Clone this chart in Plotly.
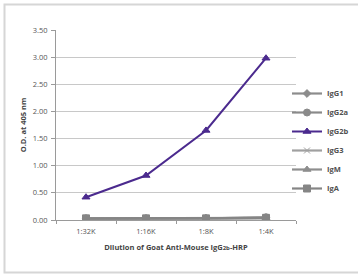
import plotly.graph_objects as go

dilutions = ["1:32K", "1:16K", "1:8K", "1:4K"]
igg1 = [0.02, 0.02, 0.03, 0.04]
igg2a = [0.03, 0.03, 0.03, 0.05]
igg2b = [0.42, 0.82, 1.65, 2.98]
igg3 = [0.02, 0.02, 0.02, 0.03]
igm = [0.02, 0.03, 0.03, 0.04]
iga = [0.03, 0.03, 0.03, 0.04]
y_ticks = [0, 0.5, 1.0, 1.5, 2.0, 2.5, 3.0, 3.5]
y_ticklabels = ["%.2f" % v for v in y_ticks]

series = [
    ("IgG1", igg1, "#8c8c8c", "diamond", 6),
    ("IgG2a", igg2a, "#8a8a8a", "circle", 7),
    ("IgG2b", igg2b, "#4b2a8e", "triangle-up", 7),
    ("IgG3", igg3, "#a0a0a0", "x-thin-open", 6),
    ("IgM", igm, "#8e8e8e", "triangle-up", 7),
    ("IgA", iga, "#858585", "square", 7),
]

fig = go.Figure()
for name, vals, col, sym, sz in series:
    fig.add_trace(go.Scatter(
        x=dilutions, y=vals, name=name, mode="lines+markers",
        line=dict(color=col, width=2 if name == "IgG2b" else 2.2),
        marker=dict(color=col, symbol=sym, size=sz, line=dict(color=col, width=1)),
    ))

W, H = 358, 278
ml, mr, mt, mb = 56, 62, 30, 58
pw, ph = W - ml - mr, H - mt - mb

def px(x):
    return (x - ml) / pw

def py(y):
    return (H - mb - y) / ph

fig.update_layout(
    width=W, height=H,
    margin=dict(l=ml, r=mr, t=mt, b=mb, pad=0, autoexpand=False),
    paper_bgcolor="white", plot_bgcolor="white",
    font=dict(family="Open Sans, Liberation Sans, sans-serif", size=7.5, color="#555555"),
    showlegend=True,
    legend=dict(
        x=px(287), y=py(79), xanchor="left", yanchor="top",
        font=dict(size=7.5, color="#505050", family="Open Sans, sans-serif", weight="bold"),
        itemwidth=30, tracegroupgap=0, bgcolor="rgba(0,0,0,0)",
    ),
    xaxis=dict(
        type="category", range=[-0.5, 3.5], showgrid=False, automargin=False,
        showline=True, linecolor="#9a9a9a", linewidth=1,
        ticks="outside", tickson="boundaries", ticklen=3, tickcolor="#9a9a9a",
        ticklabelstandoff=4,
        tickfont=dict(size=7.5, color="#555555"),
        title=dict(text="Dilution of Goat Anti-Mouse IgG<span style='font-size:6px'>2b</span>-HRP",
                   font=dict(size=7.5, color="#444444", weight="bold"), standoff=9),
    ),
    yaxis=dict(
        range=[0, 3.5], tickvals=y_ticks, ticktext=y_ticklabels, automargin=False,
        showgrid=True, gridcolor="#c8c8c8", gridwidth=1,
        showline=True, linecolor="#9a9a9a", linewidth=1,
        ticks="outside", ticklen=4, tickcolor="#9a9a9a", ticklabelstandoff=2,
        tickfont=dict(size=7.5, color="#555555"),
        zeroline=False,
        title=dict(text="O.D. at 405 nm", font=dict(size=7.5, color="#444444", weight="bold"), standoff=5),
    ),
    shapes=[dict(
        type="rect", xref="paper", yref="paper",
        x0=px(4.5), x1=px(370), y0=py(272.5), y1=py(4.5),
        line=dict(color="#d6d6d6", width=2), fillcolor="rgba(0,0,0,0)", layer="below",
    )],
)

fig.write_html(
    "out.html",
    config={"displayModeBar": False},
    post_script="document.body.style.margin='0px';document.body.style.overflow='hidden';",
)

THE PROBLEM:
Copy each line above precisely, dropping the pictures.

FINAL ANSWER:
Clone this chart in Plotly.
import plotly.graph_objects as go

dilutions = ["1:32K", "1:16K", "1:8K", "1:4K"]
igg1 = [0.02, 0.02, 0.03, 0.04]
igg2a = [0.03, 0.03, 0.03, 0.05]
igg2b = [0.42, 0.82, 1.65, 2.98]
igg3 = [0.02, 0.02, 0.02, 0.03]
igm = [0.02, 0.03, 0.03, 0.04]
iga = [0.03, 0.03, 0.03, 0.04]
y_ticks = [0, 0.5, 1.0, 1.5, 2.0, 2.5, 3.0, 3.5]
y_ticklabels = ["%.2f" % v for v in y_ticks]

series = [
    ("IgG1", igg1, "#8c8c8c", "diamond", 6),
    ("IgG2a", igg2a, "#8a8a8a", "circle", 7),
    ("IgG2b", igg2b, "#4b2a8e", "triangle-up", 7),
    ("IgG3", igg3, "#a0a0a0", "x-thin-open", 6),
    ("IgM", igm, "#8e8e8e", "triangle-up", 7),
    ("IgA", iga, "#858585", "square", 7),
]

fig = go.Figure()
for name, vals, col, sym, sz in series:
    fig.add_trace(go.Scatter(
        x=dilutions, y=vals, name=name, mode="lines+markers",
        line=dict(color=col, width=2 if name == "IgG2b" else 2.2),
        marker=dict(color=col, symbol=sym, size=sz, line=dict(color=col, width=1)),
    ))

W, H = 358, 278
ml, mr, mt, mb = 56, 62, 30, 58
pw, ph = W - ml - mr, H - mt - mb

def px(x):
    return (x - ml) / pw

def py(y):
    return (H - mb - y) / ph

fig.update_layout(
    width=W, height=H,
    margin=dict(l=ml, r=mr, t=mt, b=mb, pad=0, autoexpand=False),
    paper_bgcolor="white", plot_bgcolor="white",
    font=dict(family="Open Sans, Liberation Sans, sans-serif", size=7.5, color="#555555"),
    showlegend=True,
    legend=dict(
        x=px(287), y=py(79), xanchor="left", yanchor="top",
        font=dict(size=7.5, color="#505050", family="Open Sans, sans-serif", weight="bold"),
        itemwidth=30, tracegroupgap=0, bgcolor="rgba(0,0,0,0)",
    ),
    xaxis=dict(
        type="category", range=[-0.5, 3.5], showgrid=False, automargin=False,
        showline=True, linecolor="#9a9a9a", linewidth=1,
        ticks="outside", tickson="boundaries", ticklen=3, tickcolor="#9a9a9a",
        ticklabelstandoff=4,
        tickfont=dict(size=7.5, color="#555555"),
        title=dict(text="Dilution of Goat Anti-Mouse IgG<span style='font-size:6px'>2b</span>-HRP",
                   font=dict(size=7.5, color="#444444", weight="bold"), standoff=9),
    ),
    yaxis=dict(
        range=[0, 3.5], tickvals=y_ticks, ticktext=y_ticklabels, automargin=False,
        showgrid=True, gridcolor="#c8c8c8", gridwidth=1,
        showline=True, linecolor="#9a9a9a", linewidth=1,
        ticks="outside", ticklen=4, tickcolor="#9a9a9a", ticklabelstandoff=2,
        tickfont=dict(size=7.5, color="#555555"),
        zeroline=False,
        title=dict(text="O.D. at 405 nm", font=dict(size=7.5, color="#444444", weight="bold"), standoff=5),
    ),
    shapes=[dict(
        type="rect", xref="paper", yref="paper",
        x0=px(4.5), x1=px(370), y0=py(272.5), y1=py(4.5),
        line=dict(color="#d6d6d6", width=2), fillcolor="rgba(0,0,0,0)", layer="below",
    )],
)

fig.write_html(
    "out.html",
    config={"displayModeBar": False},
    post_script="document.body.style.margin='0px';document.body.style.overflow='hidden';",
)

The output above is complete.